Instructions for the task » Every line from the start of the entries up to and including the one bearing "ax.set_xticklabels(categories)" must be printed verbatim, without the pictures.

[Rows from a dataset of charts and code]
----
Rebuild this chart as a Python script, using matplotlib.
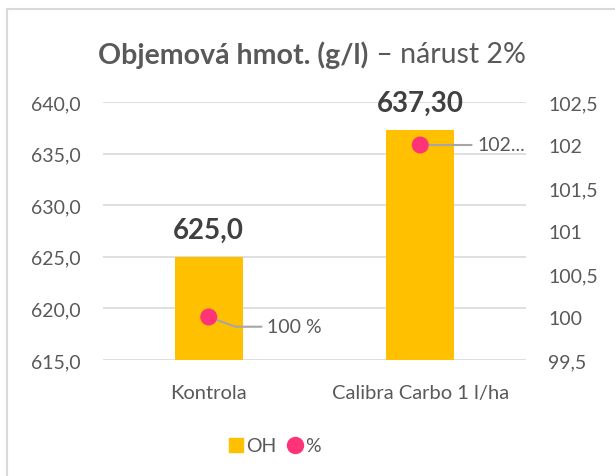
import matplotlib
matplotlib.use("Agg")
import matplotlib.pyplot as plt
from matplotlib.patches import Rectangle
from matplotlib.lines import Line2D
from matplotlib.ticker import FuncFormatter

plt.rcParams['font.family'] = ['Lato', 'DejaVu Sans']

categories = ["Kontrola", "Calibra Carbo 1 l/ha"]
oh_values = [625.0, 637.30]
pct_values = [100, 102]
oh_labels = ["625,0", "637,30"]
pct_labels = ["100 %", "102..."]
left_ticks = [615, 620, 625, 630, 635, 640]
right_ticks = [99.5, 100, 100.5, 101, 101.5, 102, 102.5]

GOLD = "#FFC000"
PINK = "#FF3377"
TXT = "#595959"
GRID = "#D9D9D9"
LEAD = "#A6A6A6"

W, H = 615, 477
fig = plt.figure(figsize=(W/100, H/100), dpi=100)

# chart frame
fig.patches.append(Rectangle((7/W, -0.1), 1.2, 1 - 10/H + 0.1, transform=fig.transFigure,
                             fill=False, edgecolor="#D9D9D9", linewidth=1.5))

ax = fig.add_axes([103/W, 1 - 361/H, (526-103)/W, (361-103)/H])
x = list(range(len(categories)))
ax.bar(x, oh_values, width=0.32, color=GOLD, zorder=2)
ax.set_xlim(-0.5, 1.5)
ax.set_ylim(615, 640)
ax.set_yticks(left_ticks)
ax.yaxis.set_major_formatter(FuncFormatter(lambda v, p: f"{v:.1f}".replace(".", ",")))
ax.grid(axis='y', color=GRID, linewidth=1.2, zorder=0)
ax.set_axisbelow(True)
for s in ax.spines.values():
    s.set_visible(False)
ax.tick_params(axis='y', length=0, colors=TXT, labelsize=14, pad=16)
ax.tick_params(axis='x', length=0, colors=TXT, labelsize=14.5, pad=17)
ax.set_xticks(x)
ax.set_xticklabels(categories)

for xi, v, lab in zip(x, oh_values, oh_labels):
    ax.annotate(lab, (xi, v), xytext=(0, 10), textcoords='offset points',
                ha='center', va='bottom', fontsize=20, fontweight='bold', color="#404040")

ax2 = ax.twinx()
ax2.set_ylim(99.5, 102.5)
ax2.set_yticks(right_ticks)
ax2.yaxis.set_major_formatter(FuncFormatter(lambda v, p: (f"{v:g}").replace(".", ",")))
for s in ax2.spines.values():
    s.set_visible(False)
ax2.tick_params(axis='y', length=0, colors=TXT, labelsize=14, pad=16)
ax2.scatter(x, pct_values, s=150, color=PINK, zorder=5, edgecolors='none')

# leader lines & labels
ax2.annotate(pct_labels[0], (x[0], pct_values[0]), xytext=(42, -7), textcoords='offset points',
             ha='left', va='center', fontsize=14, color=TXT,
             arrowprops=dict(arrowstyle='-', color=LEAD, lw=1.5, shrinkA=2, shrinkB=2,
                             connectionstyle="angle,angleA=0,angleB=-20,rad=0"))
ax2.annotate(pct_labels[1], (x[1], pct_values[1]), xytext=(41, 0), textcoords='offset points',
             ha='left', va='center', fontsize=14, color=TXT,
             arrowprops=dict(arrowstyle='-', color=LEAD, lw=1.5, shrinkA=2, shrinkB=0))

# title
t1 = fig.text(0.5, 1 - 55/H, "Objemová hmot. (g/l)", fontsize=20.5, fontweight='bold',
              color=TXT, ha='right', va='center')
t2 = fig.text(0.5, 1 - 55/H, " – nárust 2%", fontsize=20.5, color=TXT, ha='left', va='center')
fig.canvas.draw()
r = fig.canvas.get_renderer()
w1 = t1.get_window_extent(r).width
w2 = t2.get_window_extent(r).width
cx = 312
t1.set_x((cx - (w1 + w2)/2 + w1)/W)
t2.set_x((cx - (w1 + w2)/2 + w1)/W)

handles = [Line2D([], [], marker='s', linestyle='none', color=GOLD, markersize=10),
           Line2D([], [], marker='o', linestyle='none', color=PINK, markersize=11.5)]
fig.legend(handles, ["OH", "%"], loc='center', bbox_to_anchor=(274/W, 1 - 447/H), ncol=2,
           frameon=False, fontsize=14, labelcolor=TXT, handletextpad=0.05, columnspacing=0.5,
           handlelength=0.9)

fig.savefig("out.png", dpi=100)
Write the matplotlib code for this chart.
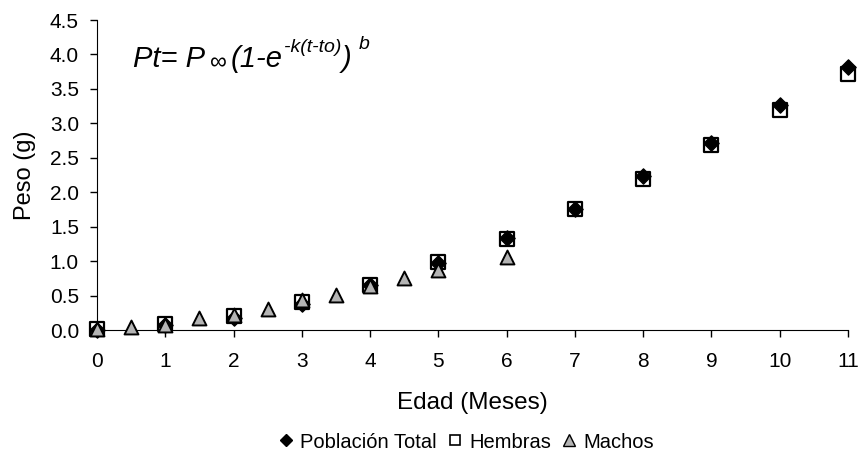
import matplotlib
matplotlib.use("Agg")
import matplotlib.pyplot as plt
from matplotlib.lines import Line2D

plt.rcParams["font.family"] = ["Liberation Sans", "DejaVu Sans"]

# peso medio por edad
edad_total = [0, 1, 2, 3, 4, 5, 6, 7, 8, 9, 10, 11]
peso_total = [0.00, 0.07, 0.18, 0.38, 0.65, 0.97, 1.33, 1.76, 2.23, 2.72, 3.27, 3.82]
edad_hembras = [0, 1, 2, 3, 4, 5, 6, 7, 8, 9, 10, 11]
peso_hembras = [0.02, 0.08, 0.21, 0.41, 0.66, 0.98, 1.32, 1.75, 2.19, 2.69, 3.19, 3.72]
edad_machos = [0, 0.5, 1, 1.5, 2, 2.5, 3, 3.5, 4, 4.5, 5, 6]
peso_machos = [0.02, 0.05, 0.07, 0.17, 0.22, 0.31, 0.43, 0.51, 0.64, 0.75, 0.87, 1.06]

GRIS = "#b4b4b4"

fig = plt.figure(figsize=(8.59, 4.62), dpi=100)
ax = fig.add_axes([97 / 859, 1 - 330 / 462, (848 - 97) / 859, (330 - 20) / 462])

ax.scatter(edad_hembras, peso_hembras, marker="s", s=110, facecolors="white",
           edgecolors="black", linewidths=1.6, zorder=3, clip_on=False)
ax.scatter(edad_total, peso_total, marker="D", s=60, color="black", zorder=4, clip_on=False)
ax.scatter(edad_machos, peso_machos, marker="^", s=100, facecolors=GRIS,
           edgecolors="black", linewidths=1.4, zorder=5, clip_on=False)

ax.set_xlim(0, 11)
ax.set_ylim(0, 4.5)
ax.set_xticks(range(0, 12))
ax.set_yticks([i * 0.5 for i in range(10)])
ax.set_yticklabels([f"{i * 0.5:.1f}" for i in range(10)])
for s in ("top", "right"):
    ax.spines[s].set_visible(False)
ax.tick_params(axis="both", labelsize=15, direction="out", length=5, width=1)
ax.tick_params(axis="x", pad=11)
ax.tick_params(axis="y", pad=8)
ax.set_xlabel("Edad (Meses)", fontsize=17.5, labelpad=15)
ax.set_ylabel("Peso (g)", fontsize=17, labelpad=10)

# ecuación del modelo de crecimiento, armada por piezas
base = 462 - 67
piezas = [
    ("Pt= P", 21, "italic", 0, 0),
    ("\u221e", 17, "normal", 5, -2),
    ("(1-e", 21, "italic", 4, 0),
    ("-k(t-to)", 14, "italic", 1, 15),
    (")", 21, "italic", 1, 0),
    ("b", 14, "italic", 7, 18),
]
prev = ax.text(133, base, "", transform=None, fontsize=1)
for txt, fs, st, dx, dy in piezas:
    prev = ax.annotate(txt, xy=(1, base + dy), xycoords=(prev, "figure pixels"),
                       xytext=(dx * 0.72, 0), textcoords="offset points",
                       fontsize=fs, fontstyle=st, ha="left", va="baseline")

handles = [
    Line2D([], [], ls="none", marker="D", ms=6.5, color="black"),
    Line2D([], [], ls="none", marker="s", ms=7, mfc="white", mec="black", mew=1.2),
    Line2D([], [], ls="none", marker="^", ms=8, mfc=GRIS, mec="black", mew=1.0),
]
fig.legend(handles, ["Población Total", "Hembras", "Machos"], loc="center",
           bbox_to_anchor=(466 / 859, 1 - 442 / 462), ncol=3, frameon=False, fontsize=14.5,
           handlelength=0.8, handletextpad=0.3, columnspacing=0.5, borderpad=0)

fig.savefig("out.png", dpi=100)
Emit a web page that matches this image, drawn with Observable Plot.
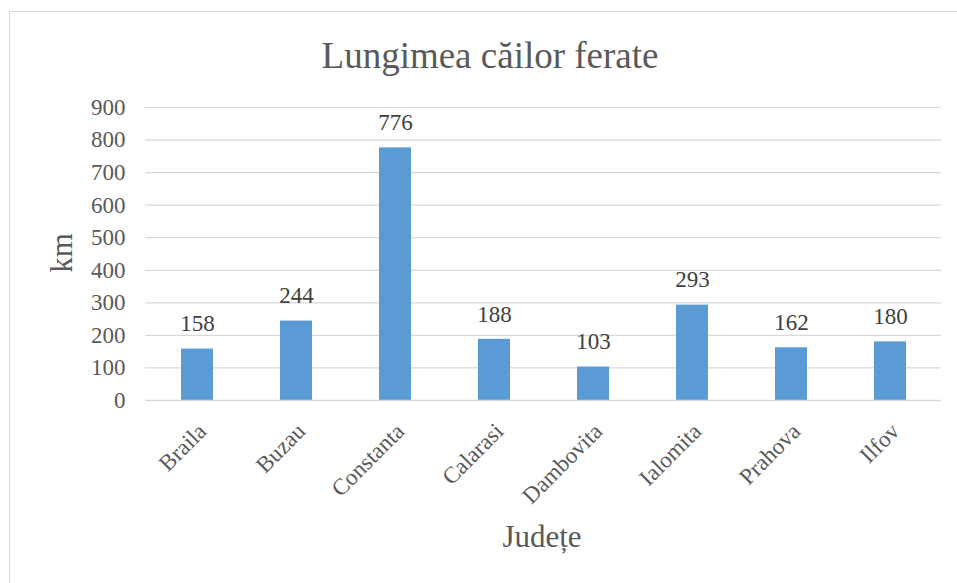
----
The answer »
Rebuild this chart as a Python script, using matplotlib.
import matplotlib
matplotlib.use("Agg")
import matplotlib.pyplot as plt
from matplotlib.patches import Rectangle
from matplotlib.lines import Line2D
from matplotlib.ticker import FuncFormatter

plt.rcParams['font.family'] = ['Lato', 'DejaVu Sans']

categories = ["Kontrola", "Calibra Carbo 1 l/ha"]
oh_values = [625.0, 637.30]
pct_values = [100, 102]
oh_labels = ["625,0", "637,30"]
pct_labels = ["100 %", "102..."]
left_ticks = [615, 620, 625, 630, 635, 640]
right_ticks = [99.5, 100, 100.5, 101, 101.5, 102, 102.5]

GOLD = "#FFC000"
PINK = "#FF3377"
TXT = "#595959"
GRID = "#D9D9D9"
LEAD = "#A6A6A6"

W, H = 615, 477
fig = plt.figure(figsize=(W/100, H/100), dpi=100)

# chart frame
fig.patches.append(Rectangle((7/W, -0.1), 1.2, 1 - 10/H + 0.1, transform=fig.transFigure,
                             fill=False, edgecolor="#D9D9D9", linewidth=1.5))

ax = fig.add_axes([103/W, 1 - 361/H, (526-103)/W, (361-103)/H])
x = list(range(len(categories)))
ax.bar(x, oh_values, width=0.32, color=GOLD, zorder=2)
ax.set_xlim(-0.5, 1.5)
ax.set_ylim(615, 640)
ax.set_yticks(left_ticks)
ax.yaxis.set_major_formatter(FuncFormatter(lambda v, p: f"{v:.1f}".replace(".", ",")))
ax.grid(axis='y', color=GRID, linewidth=1.2, zorder=0)
ax.set_axisbelow(True)
for s in ax.spines.values():
    s.set_visible(False)
ax.tick_params(axis='y', length=0, colors=TXT, labelsize=14, pad=16)
ax.tick_params(axis='x', length=0, colors=TXT, labelsize=14.5, pad=17)
ax.set_xticks(x)
ax.set_xticklabels(categories)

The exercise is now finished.